## GOAL
Your task is to repeat the lines below exactly, excluding any pictures they contain.

## RECORDED DATA
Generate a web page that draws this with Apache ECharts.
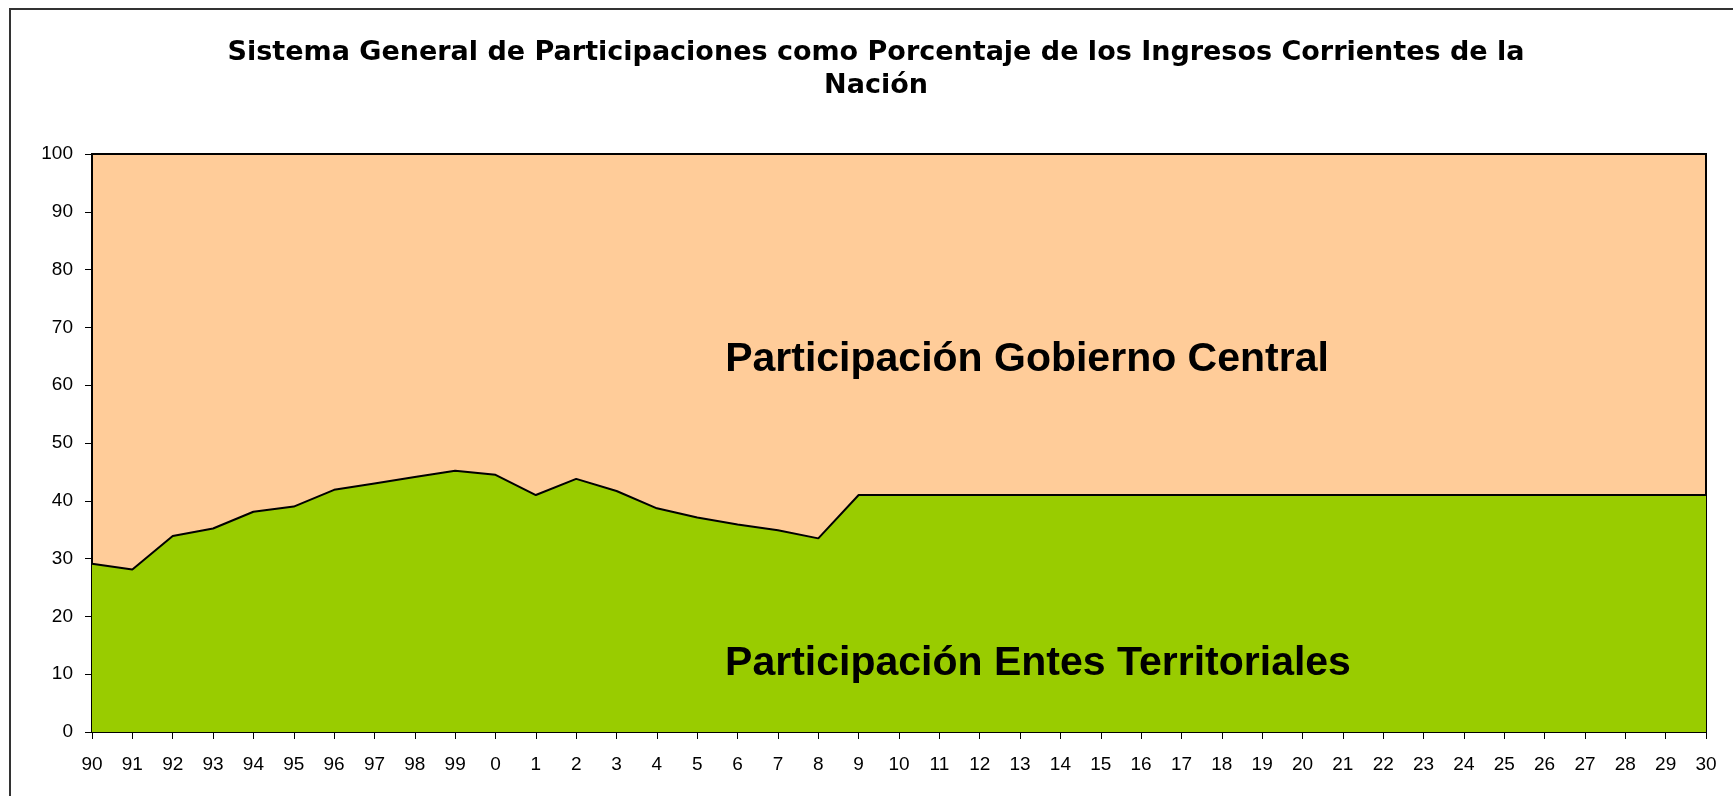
<!DOCTYPE html>
<html>
<head>
<meta charset="utf-8">
<script src="https://cdn.jsdelivr.net/npm/echarts@6/dist/echarts.min.js"></script>
<style>
  html, body { margin: 0; padding: 0; background: #fff; }
  #chart { width: 1733px; height: 796px; }
</style>
</head>
<body>
<div id="chart"></div>
<script>
// años: 1990-1999 y luego 2000-2030
var years = ['90', '91', '92', '93', '94', '95', '96', '97', '98', '99',
  '0', '1', '2', '3', '4', '5', '6', '7', '8', '9', '10',
  '11', '12', '13', '14', '15', '16', '17', '18', '19', '20',
  '21', '22', '23', '24', '25', '26', '27', '28', '29', '30'];

// participación entes territoriales (%)
var entes = [29.1, 28.1, 33.9, 35.2, 38.1, 39.0, 41.9, 43.0, 44.1, 45.2,
  44.5, 41.0, 43.8, 41.7, 38.7, 37.1, 35.9, 34.9, 33.5, 41.0, 41.0,
  41.0, 41.0, 41.0, 41.0, 41.0, 41.0, 41.0, 41.0, 41.0, 41.0,
  41.0, 41.0, 41.0, 41.0, 41.0, 41.0, 41.0, 41.0, 41.0, 41.0];

var titulo = 'Sistema General de Participaciones como Porcentaje de los Ingresos Corrientes de la\nNación';
var labelCentral = 'Participación Gobierno Central';
var labelEntes = 'Participación Entes Territoriales';

var FONT = '"Liberation Sans", Arial, sans-serif';

var myChart = echarts.init(document.getElementById('chart'));
var option = {
  animation: false,
  backgroundColor: '#fff',
  title: {
    text: titulo,
    left: 871,
    textAlign: 'center',
    top: 31,
    textStyle: {
      fontFamily: '"DejaVu Sans", sans-serif',
      fontWeight: 'bold',
      fontSize: 27,
      lineHeight: 33,
      color: '#000'
    }
  },
  grid: {
    left: 92,
    right: 27,
    top: 154,
    bottom: 64,
    show: true,
    backgroundColor: '#FFCC99',   // área del gobierno central
    borderColor: '#000',
    borderWidth: 2
  },
  xAxis: {
    type: 'category',
    data: years,
    boundaryGap: false,
    axisLine: { lineStyle: { color: '#000', width: 1.5 } },
    axisTick: { show: true, length: 7, lineStyle: { color: '#000' } },
    axisLabel: {
      interval: 0,
      margin: 23,
      fontFamily: FONT,
      fontSize: 19,
      color: '#000'
    },
    splitLine: { show: false }
  },
  yAxis: {
    type: 'value',
    min: 0,
    max: 100,
    interval: 10,
    axisLine: { show: true, lineStyle: { color: '#000', width: 1.5 } },
    axisTick: { show: true, length: 7, lineStyle: { color: '#000' } },
    axisLabel: {
      margin: 19,
      fontFamily: FONT,
      fontSize: 19,
      color: '#000'
    },
    splitLine: { show: false }
  },
  series: [
    {
      name: labelEntes,
      type: 'line',
      data: entes,
      symbol: 'none',
      lineStyle: { color: '#000', width: 2 },
      areaStyle: { color: '#99CC00', opacity: 1 }
    }
  ],
  graphic: [
    {
      type: 'rect',
      shape: { x: 10, y: 9, width: 1800, height: 900 },
      style: { fill: 'none', stroke: '#333', lineWidth: 2 },
      silent: true
    },
    {
      type: 'text',
      x: 1027,
      y: 360,
      z: 10,
      style: {
        text: labelCentral,
        font: 'bold 41px ' + FONT,
        fill: '#000',
        align: 'center',
        verticalAlign: 'middle'
      }
    },
    {
      type: 'text',
      x: 1038,
      y: 664,
      z: 10,
      style: {
        text: labelEntes,
        font: 'bold 41px ' + FONT,
        fill: '#000',
        align: 'center',
        verticalAlign: 'middle'
      }
    }
  ]
};
myChart.setOption(option);
</script>
</body>
</html>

## SOLUTION FOR THIS EXERCISE
Generate a web page that draws this with Apache ECharts.
<!DOCTYPE html>
<html>
<head>
<meta charset="utf-8">
<script src="https://cdn.jsdelivr.net/npm/echarts@6/dist/echarts.min.js"></script>
<style>
  html, body { margin: 0; padding: 0; background: #fff; }
  #chart { width: 1733px; height: 796px; }
</style>
</head>
<body>
<div id="chart"></div>
<script>
// años: 1990-1999 y luego 2000-2030
var years = ['90', '91', '92', '93', '94', '95', '96', '97', '98', '99',
  '0', '1', '2', '3', '4', '5', '6', '7', '8', '9', '10',
  '11', '12', '13', '14', '15', '16', '17', '18', '19', '20',
  '21', '22', '23', '24', '25', '26', '27', '28', '29', '30'];

// participación entes territoriales (%)
var entes = [29.1, 28.1, 33.9, 35.2, 38.1, 39.0, 41.9, 43.0, 44.1, 45.2,
  44.5, 41.0, 43.8, 41.7, 38.7, 37.1, 35.9, 34.9, 33.5, 41.0, 41.0,
  41.0, 41.0, 41.0, 41.0, 41.0, 41.0, 41.0, 41.0, 41.0, 41.0,
  41.0, 41.0, 41.0, 41.0, 41.0, 41.0, 41.0, 41.0, 41.0, 41.0];

var titulo = 'Sistema General de Participaciones como Porcentaje de los Ingresos Corrientes de la\nNación';
var labelCentral = 'Participación Gobierno Central';
var labelEntes = 'Participación Entes Territoriales';

var FONT = '"Liberation Sans", Arial, sans-serif';

var myChart = echarts.init(document.getElementById('chart'));
var option = {
  animation: false,
  backgroundColor: '#fff',
  title: {
    text: titulo,
    left: 871,
    textAlign: 'center',
    top: 31,
    textStyle: {
      fontFamily: '"DejaVu Sans", sans-serif',
      fontWeight: 'bold',
      fontSize: 27,
      lineHeight: 33,
      color: '#000'
    }
  },
  grid: {
    left: 92,
    right: 27,
    top: 154,
    bottom: 64,
    show: true,
    backgroundColor: '#FFCC99',   // área del gobierno central
    borderColor: '#000',
    borderWidth: 2
  },
  xAxis: {
    type: 'category',
    data: years,
    boundaryGap: false,
    axisLine: { lineStyle: { color: '#000', width: 1.5 } },
    axisTick: { show: true, length: 7, lineStyle: { color: '#000' } },
    axisLabel: {
      interval: 0,
      margin: 23,
      fontFamily: FONT,
      fontSize: 19,
      color: '#000'
    },
    splitLine: { show: false }
  },
  yAxis: {
    type: 'value',
    min: 0,
    max: 100,
    interval: 10,
    axisLine: { show: true, lineStyle: { color: '#000', width: 1.5 } },
    axisTick: { show: true, length: 7, lineStyle: { color: '#000' } },
    axisLabel: {
      margin: 19,
      fontFamily: FONT,
      fontSize: 19,
      color: '#000'
    },
    splitLine: { show: false }
  },
  series: [
    {
      name: labelEntes,
      type: 'line',
      data: entes,
      symbol: 'none',
      lineStyle: { color: '#000', width: 2 },
      areaStyle: { color: '#99CC00', opacity: 1 }
    }
  ],
  graphic: [
    {
      type: 'rect',
      shape: { x: 10, y: 9, width: 1800, height: 900 },
      style: { fill: 'none', stroke: '#333', lineWidth: 2 },
      silent: true
    },
    {
      type: 'text',
      x: 1027,
      y: 360,
      z: 10,
      style: {
        text: labelCentral,
        font: 'bold 41px ' + FONT,
        fill: '#000',
        align: 'center',
        verticalAlign: 'middle'
      }
    },
    {
      type: 'text',
      x: 1038,
      y: 664,
      z: 10,
      style: {
        text: labelEntes,
        font: 'bold 41px ' + FONT,
        fill: '#000',
        align: 'center',
        verticalAlign: 'middle'
      }
    }
  ]
};
myChart.setOption(option);
</script>
</body>
</html>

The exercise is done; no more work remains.